┏━━

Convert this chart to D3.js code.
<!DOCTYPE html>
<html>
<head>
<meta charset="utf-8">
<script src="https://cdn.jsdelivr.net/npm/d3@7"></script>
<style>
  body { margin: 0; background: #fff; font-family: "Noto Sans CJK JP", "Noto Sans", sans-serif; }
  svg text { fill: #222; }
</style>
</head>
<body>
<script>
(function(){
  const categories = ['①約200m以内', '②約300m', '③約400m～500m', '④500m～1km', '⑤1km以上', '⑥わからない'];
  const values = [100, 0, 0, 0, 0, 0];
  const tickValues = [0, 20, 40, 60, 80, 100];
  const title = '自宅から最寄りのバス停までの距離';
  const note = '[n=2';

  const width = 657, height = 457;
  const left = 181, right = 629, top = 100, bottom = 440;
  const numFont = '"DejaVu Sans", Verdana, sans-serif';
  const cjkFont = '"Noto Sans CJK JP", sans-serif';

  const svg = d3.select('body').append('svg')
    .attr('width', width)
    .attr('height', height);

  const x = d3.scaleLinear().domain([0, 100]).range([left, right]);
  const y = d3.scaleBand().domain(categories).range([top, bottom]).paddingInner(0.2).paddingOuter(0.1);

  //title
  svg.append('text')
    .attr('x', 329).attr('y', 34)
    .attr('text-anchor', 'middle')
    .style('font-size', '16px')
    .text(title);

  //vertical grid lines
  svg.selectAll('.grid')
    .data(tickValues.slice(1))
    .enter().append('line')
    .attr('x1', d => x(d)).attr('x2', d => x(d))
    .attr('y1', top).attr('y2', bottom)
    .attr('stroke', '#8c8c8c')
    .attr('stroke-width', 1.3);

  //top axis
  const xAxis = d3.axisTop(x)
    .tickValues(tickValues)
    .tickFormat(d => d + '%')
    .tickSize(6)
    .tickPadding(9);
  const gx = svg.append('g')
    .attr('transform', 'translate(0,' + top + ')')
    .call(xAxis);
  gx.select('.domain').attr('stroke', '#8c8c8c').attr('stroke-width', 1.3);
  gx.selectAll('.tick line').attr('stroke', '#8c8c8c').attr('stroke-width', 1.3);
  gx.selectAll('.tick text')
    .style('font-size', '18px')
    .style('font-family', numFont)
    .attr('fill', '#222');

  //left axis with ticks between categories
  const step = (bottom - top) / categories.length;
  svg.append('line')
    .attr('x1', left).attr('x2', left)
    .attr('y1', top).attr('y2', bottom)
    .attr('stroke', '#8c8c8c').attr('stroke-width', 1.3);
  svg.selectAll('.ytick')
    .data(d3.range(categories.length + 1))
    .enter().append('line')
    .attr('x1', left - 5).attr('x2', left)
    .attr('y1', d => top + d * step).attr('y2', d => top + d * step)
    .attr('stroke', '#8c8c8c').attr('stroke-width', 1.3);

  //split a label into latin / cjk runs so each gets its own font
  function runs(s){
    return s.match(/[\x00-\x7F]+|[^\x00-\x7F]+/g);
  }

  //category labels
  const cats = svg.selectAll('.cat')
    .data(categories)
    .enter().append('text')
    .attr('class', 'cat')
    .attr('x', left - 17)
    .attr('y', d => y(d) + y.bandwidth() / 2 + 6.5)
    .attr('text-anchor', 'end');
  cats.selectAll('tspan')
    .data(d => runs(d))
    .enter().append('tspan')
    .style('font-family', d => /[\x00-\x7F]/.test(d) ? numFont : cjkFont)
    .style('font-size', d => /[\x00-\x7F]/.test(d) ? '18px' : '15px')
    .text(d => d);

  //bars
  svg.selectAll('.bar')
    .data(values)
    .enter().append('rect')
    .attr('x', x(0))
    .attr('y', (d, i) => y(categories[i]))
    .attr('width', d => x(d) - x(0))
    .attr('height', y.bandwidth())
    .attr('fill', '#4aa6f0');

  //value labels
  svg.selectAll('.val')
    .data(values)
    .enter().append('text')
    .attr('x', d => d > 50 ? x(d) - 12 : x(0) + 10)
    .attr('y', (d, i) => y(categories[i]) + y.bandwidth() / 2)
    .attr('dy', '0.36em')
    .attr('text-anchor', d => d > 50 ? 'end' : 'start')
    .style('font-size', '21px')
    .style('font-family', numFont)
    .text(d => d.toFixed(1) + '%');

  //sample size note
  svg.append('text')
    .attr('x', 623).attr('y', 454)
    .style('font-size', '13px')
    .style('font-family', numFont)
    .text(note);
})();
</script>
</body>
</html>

┗━━

Direction
Every line of the data above should be reproduced word for word.

Finished exercise
Convert this chart to D3.js code.
<!DOCTYPE html>
<html>
<head>
<meta charset="utf-8">
<script src="https://cdn.jsdelivr.net/npm/d3@7"></script>
<style>
  body { margin: 0; background: #fff; font-family: "Noto Sans CJK JP", "Noto Sans", sans-serif; }
  svg text { fill: #222; }
</style>
</head>
<body>
<script>
(function(){
  const categories = ['①約200m以内', '②約300m', '③約400m～500m', '④500m～1km', '⑤1km以上', '⑥わからない'];
  const values = [100, 0, 0, 0, 0, 0];
  const tickValues = [0, 20, 40, 60, 80, 100];
  const title = '自宅から最寄りのバス停までの距離';
  const note = '[n=2';

  const width = 657, height = 457;
  const left = 181, right = 629, top = 100, bottom = 440;
  const numFont = '"DejaVu Sans", Verdana, sans-serif';
  const cjkFont = '"Noto Sans CJK JP", sans-serif';

  const svg = d3.select('body').append('svg')
    .attr('width', width)
    .attr('height', height);

  const x = d3.scaleLinear().domain([0, 100]).range([left, right]);
  const y = d3.scaleBand().domain(categories).range([top, bottom]).paddingInner(0.2).paddingOuter(0.1);

  //title
  svg.append('text')
    .attr('x', 329).attr('y', 34)
    .attr('text-anchor', 'middle')
    .style('font-size', '16px')
    .text(title);

  //vertical grid lines
  svg.selectAll('.grid')
    .data(tickValues.slice(1))
    .enter().append('line')
    .attr('x1', d => x(d)).attr('x2', d => x(d))
    .attr('y1', top).attr('y2', bottom)
    .attr('stroke', '#8c8c8c')
    .attr('stroke-width', 1.3);

  //top axis
  const xAxis = d3.axisTop(x)
    .tickValues(tickValues)
    .tickFormat(d => d + '%')
    .tickSize(6)
    .tickPadding(9);
  const gx = svg.append('g')
    .attr('transform', 'translate(0,' + top + ')')
    .call(xAxis);
  gx.select('.domain').attr('stroke', '#8c8c8c').attr('stroke-width', 1.3);
  gx.selectAll('.tick line').attr('stroke', '#8c8c8c').attr('stroke-width', 1.3);
  gx.selectAll('.tick text')
    .style('font-size', '18px')
    .style('font-family', numFont)
    .attr('fill', '#222');

  //left axis with ticks between categories
  const step = (bottom - top) / categories.length;
  svg.append('line')
    .attr('x1', left).attr('x2', left)
    .attr('y1', top).attr('y2', bottom)
    .attr('stroke', '#8c8c8c').attr('stroke-width', 1.3);
  svg.selectAll('.ytick')
    .data(d3.range(categories.length + 1))
    .enter().append('line')
    .attr('x1', left - 5).attr('x2', left)
    .attr('y1', d => top + d * step).attr('y2', d => top + d * step)
    .attr('stroke', '#8c8c8c').attr('stroke-width', 1.3);

  //split a label into latin / cjk runs so each gets its own font
  function runs(s){
    return s.match(/[\x00-\x7F]+|[^\x00-\x7F]+/g);
  }

  //category labels
  const cats = svg.selectAll('.cat')
    .data(categories)
    .enter().append('text')
    .attr('class', 'cat')
    .attr('x', left - 17)
    .attr('y', d => y(d) + y.bandwidth() / 2 + 6.5)
    .attr('text-anchor', 'end');
  cats.selectAll('tspan')
    .data(d => runs(d))
    .enter().append('tspan')
    .style('font-family', d => /[\x00-\x7F]/.test(d) ? numFont : cjkFont)
    .style('font-size', d => /[\x00-\x7F]/.test(d) ? '18px' : '15px')
    .text(d => d);

  //bars
  svg.selectAll('.bar')
    .data(values)
    .enter().append('rect')
    .attr('x', x(0))
    .attr('y', (d, i) => y(categories[i]))
    .attr('width', d => x(d) - x(0))
    .attr('height', y.bandwidth())
    .attr('fill', '#4aa6f0');

  //value labels
  svg.selectAll('.val')
    .data(values)
    .enter().append('text')
    .attr('x', d => d > 50 ? x(d) - 12 : x(0) + 10)
    .attr('y', (d, i) => y(categories[i]) + y.bandwidth() / 2)
    .attr('dy', '0.36em')
    .attr('text-anchor', d => d > 50 ? 'end' : 'start')
    .style('font-size', '21px')
    .style('font-family', numFont)
    .text(d => d.toFixed(1) + '%');

  //sample size note
  svg.append('text')
    .attr('x', 623).attr('y', 454)
    .style('font-size', '13px')
    .style('font-family', numFont)
    .text(note);
})();
</script>
</body>
</html>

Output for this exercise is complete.